El auspicioso debut en la composición coreográfica de Nicolás Berrueta denota que el autor de El eco de las manos no carecía de experiencia. Exbailarín de esta misma compañía en tiempos en que la dirigía Mauricio Wainrot y luego de su paso por un elenco chileno, Berrueta pone en juego a doce integrantes del Ballet Contemporáneo con una formidable propuesta no narrativa, dividida en varios bloques, de puro movimiento, con un arranque intenso, agitado, de dispersión y alineamiento, centrado en la figura de Juan Camargo. Hay contorsiones en distintos niveles, hasta que se suma, en dúo con él, Manuela Suárez Poch.

El acercamiento de la intérprete femenina será reiterativo, provocador, en un juego de atractivos diseños corporales que adquiere distintas dinámicas a lo largo de la exhaustiva media hora que dura la pieza. En más de un tramo de esta sucesión de sagaces trazados coreográficos se impone el módulo del contrapunto, sostenido entre el solista y el grupo, que se insinúan como obsesiones subjetivas, ante las que Camargo se debate por desprenderse. Todo, sostenido por la potente banda sonora de Claudio Martini (a pesar del deficiente equipamiento de sonido del Regio), de complejo entramado compositivo, que respalda con eficacia –a pesar de algún exceso un tanto hollywoodense- la vorágine de cuerpos exaltados que prenuncia el final.

Hay dúos en los laterales del proscenio (Eliana Picallo-Matías Coria, de un lado, y Camila Arechavaleta-Jonás Grassi, del otro), que dan un respiro al protagonista, anclado en soledad en el centro de la escena. Pero pronto se reinicia el asedio: es la peripecia del hombre que está solo y se debate con sus espectros interiores, que acaban cubriéndolo de tules, como de novias fantasmales. Manuela Suárez Poch comparte con Camargo un dúo particularmente violento, entre la pasión y la ferocidad, en el que se evidencian los nobles modelos de danza contemporánea que subyacen a la formación de Berrueta.

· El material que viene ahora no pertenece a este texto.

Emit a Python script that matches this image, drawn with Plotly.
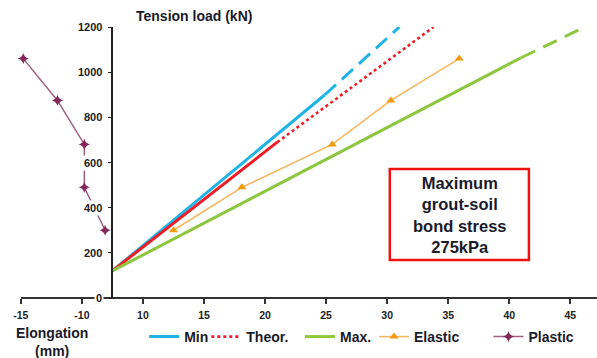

El Ballet Contemporáneo, que con firmeza dirigen Andrea Chinetti y Diego Poblete, pone a prueba la entrega de sus integrantes; así, saltar con la misma eficacia de los climas narrativos poéticos de la apertura del programa al exigente desafío corporal, casi abstracto, de la pieza de cierre, revela –una vez más- la ductilidad y la amplitud de registro de la compañía oficial.